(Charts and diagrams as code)
===============
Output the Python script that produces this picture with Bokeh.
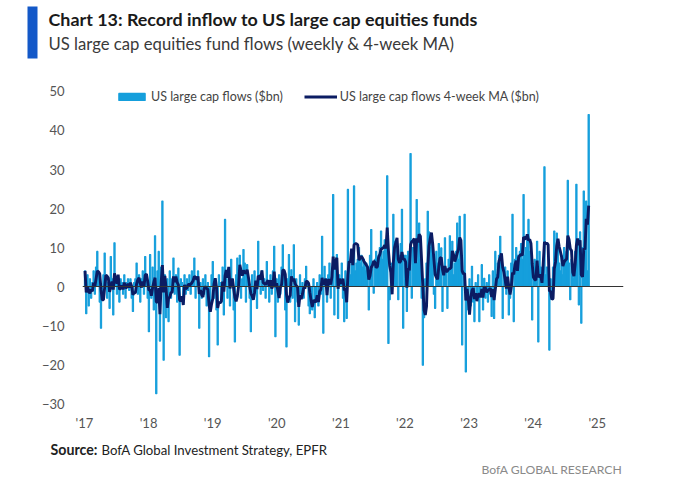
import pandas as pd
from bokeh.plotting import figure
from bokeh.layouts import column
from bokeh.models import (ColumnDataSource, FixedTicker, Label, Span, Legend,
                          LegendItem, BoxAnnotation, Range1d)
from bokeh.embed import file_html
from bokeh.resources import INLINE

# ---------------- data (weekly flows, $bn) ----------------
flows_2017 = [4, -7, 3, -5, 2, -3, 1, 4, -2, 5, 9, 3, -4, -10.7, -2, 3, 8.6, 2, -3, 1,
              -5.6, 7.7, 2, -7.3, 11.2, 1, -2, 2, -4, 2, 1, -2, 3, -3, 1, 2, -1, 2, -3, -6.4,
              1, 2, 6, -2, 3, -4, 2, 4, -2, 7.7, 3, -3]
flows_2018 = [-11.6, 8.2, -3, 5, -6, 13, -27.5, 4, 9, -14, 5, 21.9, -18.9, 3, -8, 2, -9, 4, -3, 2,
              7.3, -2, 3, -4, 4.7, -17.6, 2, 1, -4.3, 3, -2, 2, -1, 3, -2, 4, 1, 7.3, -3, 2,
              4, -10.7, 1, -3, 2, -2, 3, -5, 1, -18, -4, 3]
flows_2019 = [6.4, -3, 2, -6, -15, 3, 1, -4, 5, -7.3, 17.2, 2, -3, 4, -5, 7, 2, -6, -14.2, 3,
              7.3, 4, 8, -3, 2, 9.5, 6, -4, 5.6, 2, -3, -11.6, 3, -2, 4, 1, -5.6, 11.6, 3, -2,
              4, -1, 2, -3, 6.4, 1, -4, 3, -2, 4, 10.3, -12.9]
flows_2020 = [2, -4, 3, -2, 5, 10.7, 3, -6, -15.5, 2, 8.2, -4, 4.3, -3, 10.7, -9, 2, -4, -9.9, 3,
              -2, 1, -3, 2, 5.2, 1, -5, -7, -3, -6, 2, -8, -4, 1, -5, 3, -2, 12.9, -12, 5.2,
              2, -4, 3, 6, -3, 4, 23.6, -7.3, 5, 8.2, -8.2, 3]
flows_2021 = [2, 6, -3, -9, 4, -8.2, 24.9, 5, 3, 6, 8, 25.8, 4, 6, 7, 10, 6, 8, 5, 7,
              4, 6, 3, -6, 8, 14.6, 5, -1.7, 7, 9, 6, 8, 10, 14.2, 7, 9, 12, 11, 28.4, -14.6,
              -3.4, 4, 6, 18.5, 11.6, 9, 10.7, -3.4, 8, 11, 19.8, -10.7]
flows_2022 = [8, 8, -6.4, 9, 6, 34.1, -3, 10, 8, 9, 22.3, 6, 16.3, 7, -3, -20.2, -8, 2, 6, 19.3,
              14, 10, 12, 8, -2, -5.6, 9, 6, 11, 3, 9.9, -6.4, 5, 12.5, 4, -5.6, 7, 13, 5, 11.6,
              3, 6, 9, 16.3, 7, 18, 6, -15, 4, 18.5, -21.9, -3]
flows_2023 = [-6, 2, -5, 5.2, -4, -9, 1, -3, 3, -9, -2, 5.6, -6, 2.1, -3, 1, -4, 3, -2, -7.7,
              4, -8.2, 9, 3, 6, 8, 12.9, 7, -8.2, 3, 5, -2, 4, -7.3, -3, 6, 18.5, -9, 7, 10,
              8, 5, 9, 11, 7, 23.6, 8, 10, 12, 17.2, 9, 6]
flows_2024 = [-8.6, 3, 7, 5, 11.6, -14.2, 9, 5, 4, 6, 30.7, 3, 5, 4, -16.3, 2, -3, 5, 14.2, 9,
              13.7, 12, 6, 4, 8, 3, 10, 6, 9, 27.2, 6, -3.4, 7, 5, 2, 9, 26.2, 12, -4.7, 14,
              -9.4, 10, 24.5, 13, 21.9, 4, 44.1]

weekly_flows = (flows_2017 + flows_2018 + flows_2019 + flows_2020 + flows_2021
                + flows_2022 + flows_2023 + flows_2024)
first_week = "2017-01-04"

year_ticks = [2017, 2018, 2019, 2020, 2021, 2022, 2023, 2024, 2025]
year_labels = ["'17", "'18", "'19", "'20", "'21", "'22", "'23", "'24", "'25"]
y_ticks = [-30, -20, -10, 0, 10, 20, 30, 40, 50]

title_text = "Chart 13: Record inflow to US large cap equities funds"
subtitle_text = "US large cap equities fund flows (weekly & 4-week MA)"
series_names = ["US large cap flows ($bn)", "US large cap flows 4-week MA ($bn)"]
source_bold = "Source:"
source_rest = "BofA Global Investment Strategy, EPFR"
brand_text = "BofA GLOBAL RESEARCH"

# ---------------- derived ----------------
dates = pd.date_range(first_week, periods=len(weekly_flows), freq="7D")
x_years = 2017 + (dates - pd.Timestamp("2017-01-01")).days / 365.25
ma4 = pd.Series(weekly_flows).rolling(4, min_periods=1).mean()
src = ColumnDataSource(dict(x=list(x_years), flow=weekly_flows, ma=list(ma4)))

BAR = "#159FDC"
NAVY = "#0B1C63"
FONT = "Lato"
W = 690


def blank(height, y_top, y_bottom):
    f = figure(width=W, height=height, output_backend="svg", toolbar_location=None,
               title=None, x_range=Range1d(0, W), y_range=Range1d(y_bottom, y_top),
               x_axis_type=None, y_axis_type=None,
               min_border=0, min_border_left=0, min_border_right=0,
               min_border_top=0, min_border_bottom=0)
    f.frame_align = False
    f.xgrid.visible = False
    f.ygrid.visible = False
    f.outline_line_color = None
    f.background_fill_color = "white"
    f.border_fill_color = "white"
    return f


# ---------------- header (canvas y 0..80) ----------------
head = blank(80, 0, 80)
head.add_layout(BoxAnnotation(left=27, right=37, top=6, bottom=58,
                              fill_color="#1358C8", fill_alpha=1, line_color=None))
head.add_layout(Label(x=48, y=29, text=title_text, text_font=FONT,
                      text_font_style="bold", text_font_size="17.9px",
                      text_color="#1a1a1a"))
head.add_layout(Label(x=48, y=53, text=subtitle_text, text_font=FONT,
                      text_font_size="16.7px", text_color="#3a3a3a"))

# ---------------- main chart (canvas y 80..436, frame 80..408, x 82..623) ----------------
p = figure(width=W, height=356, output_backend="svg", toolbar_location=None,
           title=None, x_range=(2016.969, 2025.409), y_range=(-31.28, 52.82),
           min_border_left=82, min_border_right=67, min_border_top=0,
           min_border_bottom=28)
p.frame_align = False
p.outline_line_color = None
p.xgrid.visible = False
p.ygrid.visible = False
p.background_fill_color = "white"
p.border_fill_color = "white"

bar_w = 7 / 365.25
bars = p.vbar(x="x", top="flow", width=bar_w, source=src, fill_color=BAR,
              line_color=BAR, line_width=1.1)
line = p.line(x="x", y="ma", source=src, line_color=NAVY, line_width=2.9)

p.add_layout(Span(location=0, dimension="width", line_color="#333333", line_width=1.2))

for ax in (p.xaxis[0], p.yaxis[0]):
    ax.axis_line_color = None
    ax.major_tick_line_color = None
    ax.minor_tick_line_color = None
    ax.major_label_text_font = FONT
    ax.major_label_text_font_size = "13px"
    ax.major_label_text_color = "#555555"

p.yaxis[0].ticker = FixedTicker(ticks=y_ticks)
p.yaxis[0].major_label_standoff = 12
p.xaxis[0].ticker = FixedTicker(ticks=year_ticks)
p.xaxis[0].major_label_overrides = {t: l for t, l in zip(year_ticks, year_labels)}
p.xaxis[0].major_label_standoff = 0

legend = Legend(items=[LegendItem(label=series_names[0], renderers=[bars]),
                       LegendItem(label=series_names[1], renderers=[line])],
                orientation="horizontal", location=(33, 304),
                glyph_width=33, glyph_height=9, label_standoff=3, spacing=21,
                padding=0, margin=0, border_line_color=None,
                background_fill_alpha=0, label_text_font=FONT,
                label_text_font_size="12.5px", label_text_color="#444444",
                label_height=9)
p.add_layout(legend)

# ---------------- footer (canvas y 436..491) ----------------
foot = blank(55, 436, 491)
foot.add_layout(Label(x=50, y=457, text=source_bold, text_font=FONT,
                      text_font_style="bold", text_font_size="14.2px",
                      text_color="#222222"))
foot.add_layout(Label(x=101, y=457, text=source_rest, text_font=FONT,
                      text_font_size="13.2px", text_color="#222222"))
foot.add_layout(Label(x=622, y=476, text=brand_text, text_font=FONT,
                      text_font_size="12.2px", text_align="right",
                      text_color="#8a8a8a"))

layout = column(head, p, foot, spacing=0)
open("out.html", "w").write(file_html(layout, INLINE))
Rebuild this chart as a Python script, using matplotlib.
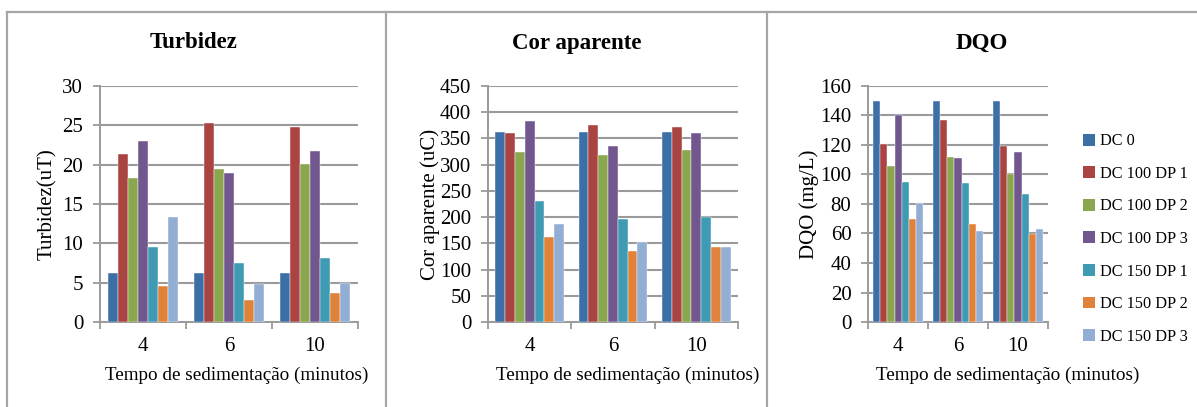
===============
* **Problem details**
Find all lines where the word "script" appears. Copy them.

* **Written answer**
Output the Python script that produces this picture with Bokeh.
Rebuild this chart as a Python script, using matplotlib.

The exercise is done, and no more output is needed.